In an important essay on evolutionary epistemology, D.T. Campbell (1974) has listed 26 previous statements by different authors of the same idea.
If it could be claimed that Bateson in this book had presented a set of old ideas with novel force or clarity, there would perhaps be some excuse. As he himself rightly says in a chapter on multiple versions of the world, ‘Two descriptions are better than one,’ as in the case of binocular vision, where two eyes, seeing the same scene from slightly different points of view, add a third dimension to the image. But when the monocular version, such as Bateson’s book provides, is, as I see it, frankly astigmatic, it is not obvious that it deepens our perception of the issues.
The text of the book is so unfocused, and many of the ideas so cockeyed, that it requires from the reader immense (and sometimes fruitless) effort to see what it all means. While apparently writing for a general audience, Bateson employs technical jargon with an abandon I have seldom encountered even in the densest scientific prose. He uses familiar words in strange places (‘the elephant … is addicted to the size that it is’), and strange words (pleromatic, exoteric) in places where familiar ones would do. He delights in archaisms (saw – for a wise saying, atomy – for atom) and in ugly neologisms (creatural, characterological, stochasticism). And he deliberately lays verbal trip-wires for the reader: ‘Science, like art, religion, commerce, warfare, and even sleep, is based on presuppositions.’ Even sleep? The shock, I suppose, of non-recognition.
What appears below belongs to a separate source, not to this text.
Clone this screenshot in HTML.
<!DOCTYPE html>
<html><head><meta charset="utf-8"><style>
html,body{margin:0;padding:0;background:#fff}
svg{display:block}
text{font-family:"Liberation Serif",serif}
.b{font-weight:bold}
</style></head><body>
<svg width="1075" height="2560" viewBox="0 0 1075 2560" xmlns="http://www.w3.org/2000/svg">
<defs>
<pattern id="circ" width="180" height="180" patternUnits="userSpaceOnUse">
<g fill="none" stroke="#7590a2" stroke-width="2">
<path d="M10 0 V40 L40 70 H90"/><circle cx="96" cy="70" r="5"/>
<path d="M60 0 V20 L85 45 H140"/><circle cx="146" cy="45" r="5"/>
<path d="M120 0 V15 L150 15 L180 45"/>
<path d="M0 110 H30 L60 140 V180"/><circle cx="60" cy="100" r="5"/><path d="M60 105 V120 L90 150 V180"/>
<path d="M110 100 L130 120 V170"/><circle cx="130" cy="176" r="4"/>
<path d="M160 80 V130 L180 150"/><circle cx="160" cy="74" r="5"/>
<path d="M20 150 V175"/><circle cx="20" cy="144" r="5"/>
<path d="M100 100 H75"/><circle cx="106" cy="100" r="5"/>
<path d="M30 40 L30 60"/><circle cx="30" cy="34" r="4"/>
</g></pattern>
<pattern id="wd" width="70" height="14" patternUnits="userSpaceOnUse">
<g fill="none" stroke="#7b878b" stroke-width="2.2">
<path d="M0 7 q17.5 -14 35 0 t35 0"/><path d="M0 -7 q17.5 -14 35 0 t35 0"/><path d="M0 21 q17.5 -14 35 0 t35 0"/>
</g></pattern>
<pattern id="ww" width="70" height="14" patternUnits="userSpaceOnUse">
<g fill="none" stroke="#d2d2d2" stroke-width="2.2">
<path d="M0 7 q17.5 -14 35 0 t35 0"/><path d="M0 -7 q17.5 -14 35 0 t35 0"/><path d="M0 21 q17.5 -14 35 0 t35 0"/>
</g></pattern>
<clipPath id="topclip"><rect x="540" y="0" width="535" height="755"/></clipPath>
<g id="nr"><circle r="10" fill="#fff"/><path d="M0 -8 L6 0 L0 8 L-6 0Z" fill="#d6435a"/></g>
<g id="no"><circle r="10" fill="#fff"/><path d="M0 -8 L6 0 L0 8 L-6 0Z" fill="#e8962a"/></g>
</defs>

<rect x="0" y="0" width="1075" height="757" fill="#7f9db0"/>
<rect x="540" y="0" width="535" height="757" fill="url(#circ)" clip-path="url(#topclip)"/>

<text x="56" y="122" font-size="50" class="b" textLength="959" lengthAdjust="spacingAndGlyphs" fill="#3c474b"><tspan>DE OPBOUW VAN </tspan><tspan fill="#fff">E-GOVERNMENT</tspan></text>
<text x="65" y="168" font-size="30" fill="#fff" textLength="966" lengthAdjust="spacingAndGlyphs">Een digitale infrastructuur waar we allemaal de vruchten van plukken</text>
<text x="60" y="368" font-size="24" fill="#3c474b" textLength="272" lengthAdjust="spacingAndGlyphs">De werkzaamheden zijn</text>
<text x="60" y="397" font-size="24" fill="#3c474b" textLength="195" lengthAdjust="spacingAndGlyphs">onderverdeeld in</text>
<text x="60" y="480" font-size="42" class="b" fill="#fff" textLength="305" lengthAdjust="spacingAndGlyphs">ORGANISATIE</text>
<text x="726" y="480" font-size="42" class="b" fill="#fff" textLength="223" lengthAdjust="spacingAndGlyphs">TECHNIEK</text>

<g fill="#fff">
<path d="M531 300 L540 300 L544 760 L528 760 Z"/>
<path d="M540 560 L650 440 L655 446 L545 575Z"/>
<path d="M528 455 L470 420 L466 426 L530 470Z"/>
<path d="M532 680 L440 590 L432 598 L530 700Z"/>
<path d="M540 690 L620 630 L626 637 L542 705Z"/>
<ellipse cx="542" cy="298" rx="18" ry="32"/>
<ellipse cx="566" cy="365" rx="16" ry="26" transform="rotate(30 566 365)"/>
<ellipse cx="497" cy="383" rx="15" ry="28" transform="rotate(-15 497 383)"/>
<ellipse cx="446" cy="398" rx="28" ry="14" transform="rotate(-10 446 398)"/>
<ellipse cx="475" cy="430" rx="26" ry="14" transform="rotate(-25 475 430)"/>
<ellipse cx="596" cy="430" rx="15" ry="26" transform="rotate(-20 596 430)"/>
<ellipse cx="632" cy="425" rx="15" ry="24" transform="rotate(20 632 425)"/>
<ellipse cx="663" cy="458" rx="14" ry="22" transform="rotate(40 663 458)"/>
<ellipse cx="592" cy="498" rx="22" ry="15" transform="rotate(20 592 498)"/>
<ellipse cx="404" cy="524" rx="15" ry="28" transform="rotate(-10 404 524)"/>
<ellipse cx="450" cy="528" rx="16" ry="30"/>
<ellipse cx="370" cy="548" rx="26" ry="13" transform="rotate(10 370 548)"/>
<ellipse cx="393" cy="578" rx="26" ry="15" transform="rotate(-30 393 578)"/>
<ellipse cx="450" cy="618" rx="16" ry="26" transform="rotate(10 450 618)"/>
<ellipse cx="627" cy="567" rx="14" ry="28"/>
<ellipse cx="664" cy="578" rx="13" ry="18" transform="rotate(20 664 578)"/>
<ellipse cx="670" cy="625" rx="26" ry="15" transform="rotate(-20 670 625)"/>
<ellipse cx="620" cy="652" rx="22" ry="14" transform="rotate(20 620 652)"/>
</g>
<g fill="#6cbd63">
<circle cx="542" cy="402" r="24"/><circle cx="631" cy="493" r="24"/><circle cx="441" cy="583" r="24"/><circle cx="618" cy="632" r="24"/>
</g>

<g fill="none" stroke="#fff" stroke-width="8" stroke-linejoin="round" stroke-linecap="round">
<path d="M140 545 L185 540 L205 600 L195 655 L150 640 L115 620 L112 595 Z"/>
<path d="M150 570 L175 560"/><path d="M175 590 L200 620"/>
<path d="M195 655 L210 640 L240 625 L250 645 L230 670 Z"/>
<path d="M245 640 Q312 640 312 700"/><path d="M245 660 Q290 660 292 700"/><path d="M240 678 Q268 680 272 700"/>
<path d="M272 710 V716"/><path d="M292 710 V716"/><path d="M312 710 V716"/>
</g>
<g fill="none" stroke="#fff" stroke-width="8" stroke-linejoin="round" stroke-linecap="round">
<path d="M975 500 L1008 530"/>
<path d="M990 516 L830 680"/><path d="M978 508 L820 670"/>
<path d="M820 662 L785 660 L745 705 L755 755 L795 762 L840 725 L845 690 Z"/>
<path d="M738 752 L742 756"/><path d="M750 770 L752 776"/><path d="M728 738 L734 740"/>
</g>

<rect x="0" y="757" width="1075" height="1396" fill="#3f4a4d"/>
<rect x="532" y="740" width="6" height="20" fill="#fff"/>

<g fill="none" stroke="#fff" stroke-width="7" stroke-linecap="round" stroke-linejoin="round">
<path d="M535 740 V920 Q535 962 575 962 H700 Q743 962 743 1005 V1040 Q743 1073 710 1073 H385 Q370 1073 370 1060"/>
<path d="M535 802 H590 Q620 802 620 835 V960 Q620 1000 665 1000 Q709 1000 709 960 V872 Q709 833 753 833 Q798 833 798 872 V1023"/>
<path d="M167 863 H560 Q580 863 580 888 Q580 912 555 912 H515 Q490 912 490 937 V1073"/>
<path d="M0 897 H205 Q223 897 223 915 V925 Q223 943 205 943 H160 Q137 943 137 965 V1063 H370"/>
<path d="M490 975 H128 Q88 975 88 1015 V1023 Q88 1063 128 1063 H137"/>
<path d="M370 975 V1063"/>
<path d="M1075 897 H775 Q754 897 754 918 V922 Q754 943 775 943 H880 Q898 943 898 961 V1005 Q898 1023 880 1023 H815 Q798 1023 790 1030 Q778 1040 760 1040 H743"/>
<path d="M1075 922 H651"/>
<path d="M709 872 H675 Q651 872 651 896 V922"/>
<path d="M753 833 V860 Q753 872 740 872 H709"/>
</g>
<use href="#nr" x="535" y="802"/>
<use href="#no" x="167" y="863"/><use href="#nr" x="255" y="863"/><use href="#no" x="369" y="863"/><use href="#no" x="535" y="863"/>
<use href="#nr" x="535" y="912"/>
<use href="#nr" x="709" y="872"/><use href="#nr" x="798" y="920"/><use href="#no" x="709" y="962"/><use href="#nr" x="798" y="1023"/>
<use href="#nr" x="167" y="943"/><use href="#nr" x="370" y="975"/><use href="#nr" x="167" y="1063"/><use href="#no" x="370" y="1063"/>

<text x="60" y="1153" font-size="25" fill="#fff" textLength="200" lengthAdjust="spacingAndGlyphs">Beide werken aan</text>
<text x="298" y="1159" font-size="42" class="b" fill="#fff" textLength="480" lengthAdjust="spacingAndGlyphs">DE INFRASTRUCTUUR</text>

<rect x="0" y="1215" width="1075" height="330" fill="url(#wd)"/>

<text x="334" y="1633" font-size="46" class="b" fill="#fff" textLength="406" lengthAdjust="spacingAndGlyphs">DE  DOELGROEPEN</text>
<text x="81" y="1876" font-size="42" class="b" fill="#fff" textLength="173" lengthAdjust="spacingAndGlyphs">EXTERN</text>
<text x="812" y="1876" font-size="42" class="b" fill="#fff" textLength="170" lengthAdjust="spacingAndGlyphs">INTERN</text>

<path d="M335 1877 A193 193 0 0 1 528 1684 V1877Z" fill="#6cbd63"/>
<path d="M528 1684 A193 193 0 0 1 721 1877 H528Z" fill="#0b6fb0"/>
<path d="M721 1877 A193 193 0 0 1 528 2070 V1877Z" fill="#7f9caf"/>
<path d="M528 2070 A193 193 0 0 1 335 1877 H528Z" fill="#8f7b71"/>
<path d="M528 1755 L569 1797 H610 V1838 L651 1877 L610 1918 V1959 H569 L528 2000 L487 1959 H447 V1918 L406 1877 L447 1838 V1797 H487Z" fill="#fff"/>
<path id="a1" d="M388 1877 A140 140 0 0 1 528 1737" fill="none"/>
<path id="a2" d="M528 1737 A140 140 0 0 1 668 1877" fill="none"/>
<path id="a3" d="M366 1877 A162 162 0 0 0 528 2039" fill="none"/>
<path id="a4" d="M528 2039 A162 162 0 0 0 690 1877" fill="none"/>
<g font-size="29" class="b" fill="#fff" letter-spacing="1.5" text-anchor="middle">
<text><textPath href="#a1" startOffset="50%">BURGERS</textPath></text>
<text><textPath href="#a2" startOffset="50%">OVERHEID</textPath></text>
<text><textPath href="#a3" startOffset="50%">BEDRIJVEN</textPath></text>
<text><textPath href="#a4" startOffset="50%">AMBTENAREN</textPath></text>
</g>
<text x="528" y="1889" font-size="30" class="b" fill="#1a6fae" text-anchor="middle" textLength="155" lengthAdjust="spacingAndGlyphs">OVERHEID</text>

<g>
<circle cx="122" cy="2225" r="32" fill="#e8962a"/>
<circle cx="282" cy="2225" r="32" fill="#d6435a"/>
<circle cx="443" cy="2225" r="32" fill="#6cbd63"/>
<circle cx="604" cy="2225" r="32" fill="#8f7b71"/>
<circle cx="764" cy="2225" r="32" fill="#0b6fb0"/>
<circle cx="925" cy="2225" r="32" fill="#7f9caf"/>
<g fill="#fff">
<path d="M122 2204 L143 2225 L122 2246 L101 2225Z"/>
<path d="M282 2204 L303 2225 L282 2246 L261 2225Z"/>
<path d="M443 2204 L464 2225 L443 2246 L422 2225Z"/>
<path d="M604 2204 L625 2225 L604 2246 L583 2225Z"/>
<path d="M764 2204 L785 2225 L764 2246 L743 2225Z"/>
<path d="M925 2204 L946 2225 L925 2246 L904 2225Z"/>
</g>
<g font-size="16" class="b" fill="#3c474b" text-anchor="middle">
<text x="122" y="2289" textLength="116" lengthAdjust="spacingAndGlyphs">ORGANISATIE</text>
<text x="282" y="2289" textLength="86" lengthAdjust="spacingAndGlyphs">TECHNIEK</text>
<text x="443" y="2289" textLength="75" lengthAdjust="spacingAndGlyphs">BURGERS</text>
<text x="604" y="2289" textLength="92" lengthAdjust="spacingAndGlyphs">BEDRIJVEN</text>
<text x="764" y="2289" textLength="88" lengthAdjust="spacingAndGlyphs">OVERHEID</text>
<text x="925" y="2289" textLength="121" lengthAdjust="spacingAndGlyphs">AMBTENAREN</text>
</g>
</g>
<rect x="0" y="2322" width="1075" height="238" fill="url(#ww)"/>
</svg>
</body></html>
But one of the risks a writer takes in making his reader work so hard is that the reader will keep working even when the writer has not adequately prepared the ground. If Bateson’s text says, ‘The buzzer circuit (see Figure 3) is so rigged that current will pass around the circuit when the armature makes contact with the electrode at A,’ an attentive reader is surely entitled to be puzzled when he cannot find an electrode marked A in the figure. If the text says, in talking of acoustic beats, ‘The phenomenon is explained by mapping onto simple arithmetic, according to the rule that if one note produces a peak in every n time units and the other has a peak in every m time units, then the combination will produce a beat in every m×n units when the peaks coincide,’ the reader is entitled to think twice about m×n and to conclude that Bateson has simply got it wrong. And once the reader has realised that he should distrust Bateson’s circuit diagrams and his arithmetic, he may be alerted to the fact that he should also distrust Bateson’s science.
Perhaps it would be pedantic of a zoologist to object to the statement that ‘salmon inevitably die when they reproduce’ (after all, a fair number of female salmon do die after spawning). But a psychologist will justifiably object to the pseudo-scientific statement: ‘With the dominant [left] hemisphere [of the brain], we can regard such a thing as a flag as a sort of name of the country or organisation that it represents. But the right hemisphere does not draw this distinction and regards the flag as sacramentally identical with what it represents.’
Still, in the midst of this pretentious and muddled book Bateson occasionally reveals a disarming humility. ‘Epistemology,’ he says, ‘is always and inevitably personal … What is my answer to the question of the nature of knowing? I surrender to the belief that my knowing is a small part of a wider integrated knowing that knits the entire biosphere or creation.’ It’s all right, Bateson, you can put your hands down. No need to surrender. That particular belief has no fire-power in it whatsoever.